Hay que impedir a toda costa que esa vergüenza sea lo único que nos quede, de esta maldición que se ha posado sobre Venezuela. Esa vergüenza tiene que acompañarse de una actitud vigilante que se trasmita de generación en generación, que sea capaz de detectar y extirpar de raíz cualquier nuevo intento por instalar el odio entre los venezolanos, como fuente de autoridad.

La terrible catástrofe provocada por Hugo Chávez, Nicolás Maduro y la camarilla de reptantes aduladores que los han acompañado, tiene que convertirse en el peor recuerdo de quienes habitamos en Venezuela. Verá la luz el día en que la sola sospecha de que algún interlocutor extranjero tiene la intención de mencionar alguno de esos nombres, nos haga impedir mantener la conversación por la vergüenza que esta tragedia, que se convertirá en recuerdos, tiene que llegar a representar para todo aquel que se llame venezolano.

Aunque todos tendremos comprometida nuestra responsabilidad en esta desgracia, bien por acción o por omisión, hay unos sectores que recibirán – y ya están recibiendo un adelanto de eso – una factura mayor, por haber traicionado el juramento de sostener la soberanía del pueblo venezolano. El padre Ugalde, aunque no creo que él ni la institución que representa se hayan hecho acreedores del derecho de lanzar la primera piedra, apunta con su dedo en la dirección correcta.

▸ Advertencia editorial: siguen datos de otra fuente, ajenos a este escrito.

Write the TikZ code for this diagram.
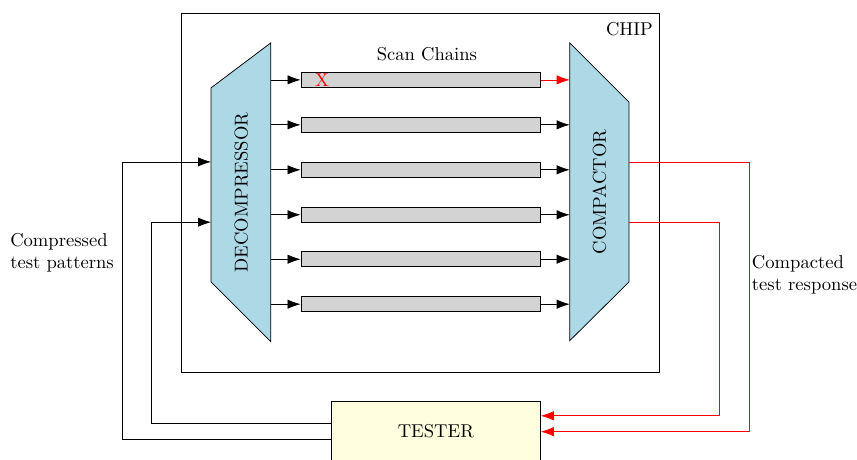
\documentclass[tikz,border=0pt]{standalone}
\usepackage{xcolor}
\usepackage{tikz}
\usetikzlibrary{arrows.meta,positioning,calc}
\definecolor{unitblue}{HTML}{ADD8E6}
\definecolor{chaingray}{HTML}{D3D3D3}
\definecolor{testeryellow}{HTML}{FFFFE0}

\begin{document}
\begin{tikzpicture}[>={Latex[length=7pt,width=5pt]}, every node/.style={align=center},
    chain/.style={draw, fill=chaingray, minimum width=4.52cm, minimum height=0.28cm, inner sep=0pt}]
  \useasboundingbox (0,0) rectangle (16.20,-8.69);

  % chip outline
  \node[draw, minimum width=9.04cm, minimum height=6.78cm, inner sep=0pt] (chip) at (7.94,-3.64) {};
  \node[anchor=north east, inner sep=0pt] (chiplabel) at ($(chip.north east)+(-0.12,-0.17)$) {CHIP};

  % decompressor and compactor
  \draw[fill=unitblue] (3.99,-1.66) coordinate (dec-tl) -- (5.12,-0.81) coordinate (dec-tr)
    -- (5.12,-6.46) coordinate (dec-br) -- (3.99,-5.33) coordinate (dec-bl) -- cycle;
  \node[rotate=90] (declabel) at (4.56,-3.64) {DECOMPRESSOR};
  \draw[fill=unitblue] (10.77,-0.81) coordinate (cmp-tl) -- (11.89,-1.93) coordinate (cmp-tr)
    -- (11.89,-5.33) coordinate (cmp-br) -- (10.77,-6.44) coordinate (cmp-bl) -- cycle;
  \node[rotate=90] (cmplabel) at (11.33,-3.63) {COMPACTOR};

  % scan chains
  \node (scanlabel) at (8.07,-1.02) {Scan Chains};
  \node[chain] (ch1) at (7.95,-1.51) {};
  \node[chain] (ch2) at (7.95,-2.36) {};
  \node[chain] (ch3) at (7.95,-3.21) {};
  \node[chain] (ch4) at (7.95,-4.06) {};
  \node[chain] (ch5) at (7.95,-4.90) {};
  \node[chain] (ch6) at (7.95,-5.75) {};
  \node[red, inner sep=0pt] (xmark) at (6.09,-1.51) {X};

  \draw[->] (ch1.west -| dec-tr) -- (ch1.west);
  \draw[->] (ch2.west -| dec-tr) -- (ch2.west);
  \draw[->] (ch3.west -| dec-tr) -- (ch3.west);
  \draw[->] (ch4.west -| dec-tr) -- (ch4.west);
  \draw[->] (ch5.west -| dec-tr) -- (ch5.west);
  \draw[->] (ch6.west -| dec-tr) -- (ch6.west);
  \draw[->, red] (ch1.east) -- (ch1.east -| cmp-tl);
  \draw[->] (ch2.east) -- (ch2.east -| cmp-tl);
  \draw[->] (ch3.east) -- (ch3.east -| cmp-tl);
  \draw[->] (ch4.east) -- (ch4.east -| cmp-tl);
  \draw[->] (ch5.east) -- (ch5.east -| cmp-tl);
  \draw[->] (ch6.east) -- (ch6.east -| cmp-tl);

  % tester and its links
  \node[draw, fill=testeryellow, minimum width=3.95cm, minimum height=1.13cm] (tester) at (8.24,-8.15) {TESTER};
  \coordinate (dec-in1) at (3.99,-3.06);
  \coordinate (dec-in2) at (3.99,-4.20);
  \coordinate (cmp-out1) at (11.89,-3.06);
  \coordinate (cmp-out2) at (11.89,-4.20);

  \draw[->] (tester.west |- 0,-8.30) -- (2.31,-8.30) |- (dec-in1);
  \draw[->] (tester.west |- 0,-8.01) -- (2.87,-8.01) |- (dec-in2);
  \draw[->, red] (cmp-out1) -- (14.16,-3.06) |- (tester.east |- 0,-8.16);
  \draw[->, red] (cmp-out2) -- (13.59,-4.20) |- (tester.east |- 0,-7.86);

  \node[align=left, anchor=west] (inlabel) at (0.07,-4.78) {Compressed\\test patterns};
  \node[align=left, anchor=west] (outlabel) at (14.09,-5.20) {Compacted\\test response};
\end{tikzpicture}
\end{document}
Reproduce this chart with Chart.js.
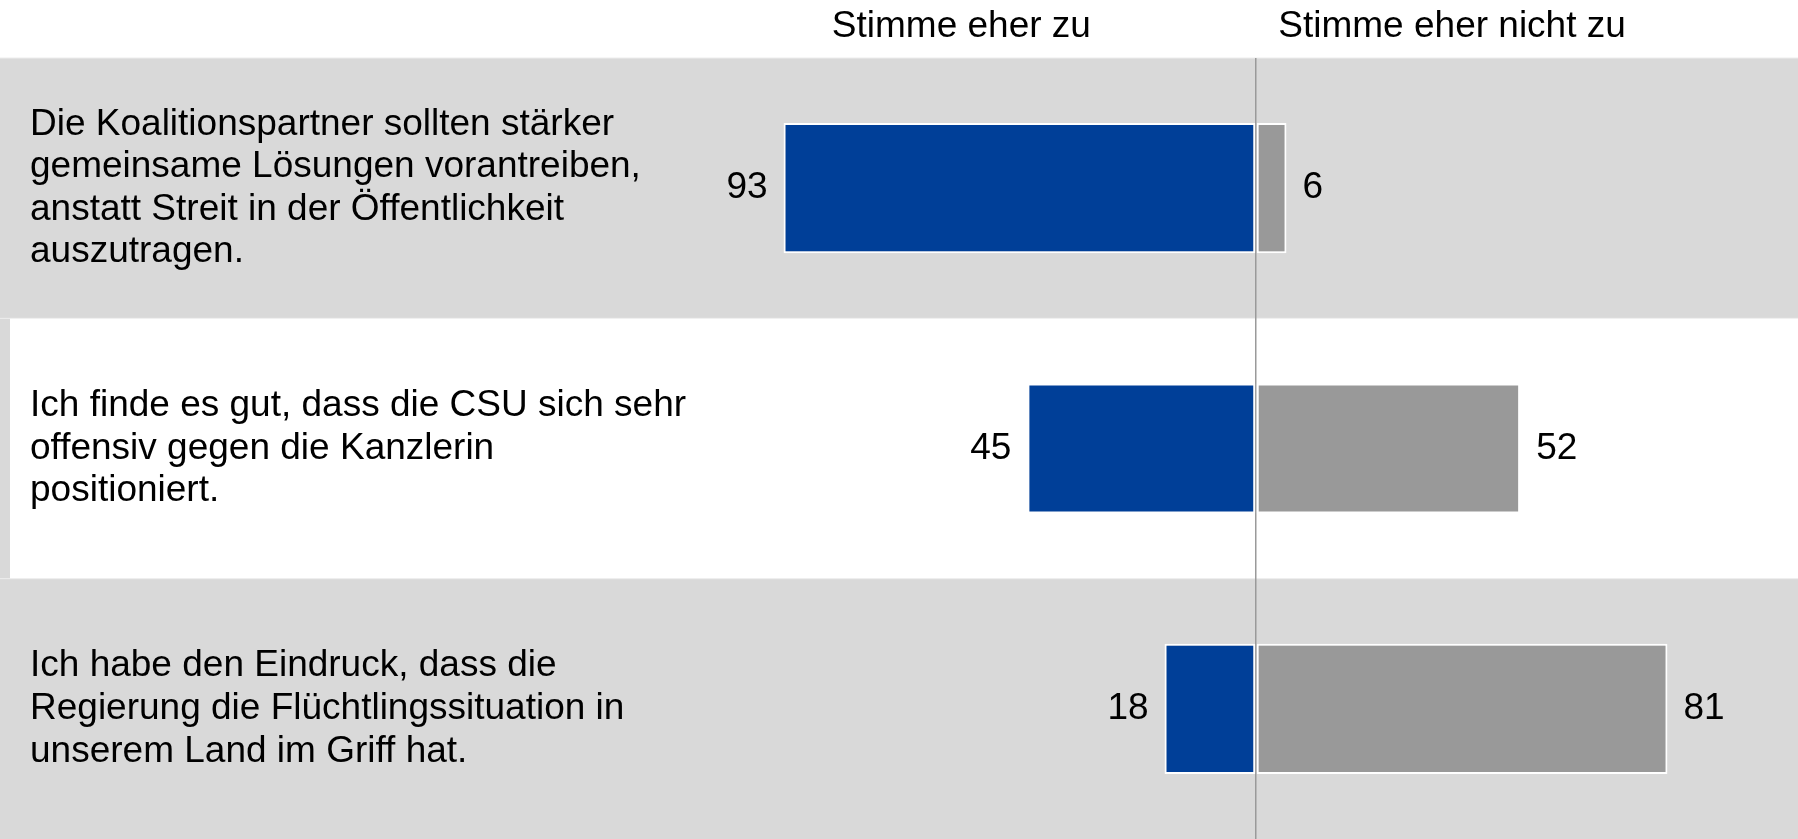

Esta dictadura va a pasar, como han pasado todas. Con la desesperación que les imprime el calor del Sol en sus espaldas, ellos lo saben y lo sienten mejor que nadie. Pareciera que entre sus filas se agotó el instinto de supervivencia y ganó la tesis de echar el resto. Aunque soy partidario del diálogo, porque el diálogo siempre se impone, antes o después del parte de las bajas, creo que lo mejor que puede pasarle a Venezuela es que este súmmum del odio que es el castrochavismo, se extinga por completo. Y que solo nos quede de eso, la suprema vergüenza venezolana por haber permitido que esto ocurriera.
Va de suyo que hablo de aquí y de ahora.